I’m not striving to mimic these styles of music and genres using machine learning, but rather, understand and include them in my own music and art making process to create something new; embracing the imperfections in these algorithms and, at the same time, make these technologies more accessible to a public which can see their culture reflected in this space. I think that’s how you get more people involved to change the narrative and material basis of a certain technology.

This approach plays into MUTUALISMX, as I see the artist-centered approach to curate datasets, artist-owned AI music models as a form of sovereignty and cooperative approach, as another way to hopefully ‘decolonize’ the approaches to this technology.

This is more of a social issue than a technical issue.

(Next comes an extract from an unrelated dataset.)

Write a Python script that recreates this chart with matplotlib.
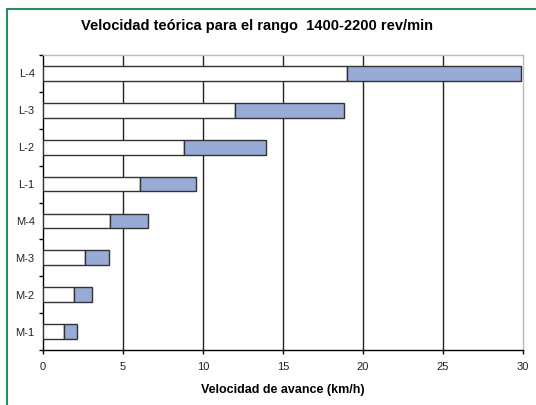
import matplotlib
matplotlib.use("Agg")
import matplotlib.pyplot as plt
from matplotlib.patches import Rectangle
import numpy as np

categories = ["M-1", "M-2", "M-3", "M-4", "L-1", "L-2", "L-3", "L-4"]
v_low = [1.29, 1.92, 2.65, 4.17, 6.08, 8.83, 12.0, 19.0]      # 1400 rev/min
v_high = [2.15, 3.04, 4.10, 6.56, 9.56, 13.96, 18.8, 29.9]    # 2200 rev/min
x_ticks = [0, 5, 10, 15, 20, 25, 30]

plt.rcParams['font.family'] = ['Liberation Sans', 'DejaVu Sans']

fig = plt.figure(figsize=(5.36, 4.05), dpi=100)
ax = fig.add_axes([43/536, 1-350/405, 480/536, 295/405])

y = np.arange(len(categories))
low = np.array(v_low)
high = np.array(v_high)
ax.barh(y, low, height=0.4, color='white', edgecolor='#333333', linewidth=1, zorder=3)
ax.barh(y, high - low, left=low, height=0.4, color='#98aad6', edgecolor='#333333', linewidth=1, zorder=3)

ax.set_xlim(0, 30)
ax.set_ylim(-0.5, len(categories) - 0.5)
ax.set_xticks(x_ticks)
ax.set_xticklabels([str(t) for t in x_ticks], fontsize=8, color='#222222')
ax.set_yticks(y)
ax.set_yticklabels(categories, fontsize=8, color='#222222')
ax.tick_params(axis='y', length=0, pad=6)
ax.set_yticks(np.arange(-0.5, len(categories)), minor=True)
ax.tick_params(axis='y', which='minor', length=3, width=1, color='black', direction='out')
ax.tick_params(axis='x', length=3, width=1, color='black', direction='out', pad=6)

for t in x_ticks[1:-1]:
    ax.axvline(t, color='#222222', linewidth=1, zorder=1)

for s in ['top', 'right']:
    ax.spines[s].set_color('#bbbbbb')
    ax.spines[s].set_linewidth(1)
for s in ['left', 'bottom']:
    ax.spines[s].set_color('black')
    ax.spines[s].set_linewidth(1)

ax.set_xlabel("Velocidad de avance (km/h)", fontsize=9, fontweight='bold', labelpad=8)
fig.text(257/536, 1-26/405, "Velocidad teórica para el rango  1400-2200 rev/min",
         ha='center', va='center', fontsize=10.5, fontweight='bold')

# green frame (right/bottom edges lie outside the image)
fig.patches.append(Rectangle((6.5/536, -0.05), 1.1, 1 - 8.5/405 + 0.05,
                             transform=fig.transFigure, fill=False,
                             edgecolor='#2a8c5c', linewidth=1.5))

fig.savefig("out.png", dpi=100)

There is no ‘fix’ or ‘update’ to fix the inherent legacies present in these technologies.

The press release to MUTUALISMX closes with this statement: “Operating outside of academia and capitalist enterprises, MUTUALISMX proposes an alternative future – one without borders that’s not beholden to the Western canon, where independent labor can be prioritized and celebrated, and where creativity can truly flourish.” Realistically, how do you rate the chances of this alternative future coming to pass?

I do really think that we will start seeing this approach more and more, given that our current systems, call it Capitalism, call it the ‘Western canon’, are showing their cracks and failures in the face of ecological collapse and the current wars and genocides in Palestine and beyond. This will be the case for a big part of the population of the world, for a majority.

What I see is that there will be the ‘business as usual’ advance in arts, music and technology; talking about mass-marketed music and entertainment. I really don't see this as changing anytime soon.

What was meant by this [statement in the press release] is more like laying a blueprint that says ‘approaches like these can be possible’, and that we have to rethink exactly the ‘mass consumer’ approach and potentially create pockets of decentralized and pluralized visions towards music and arts, with or without AI.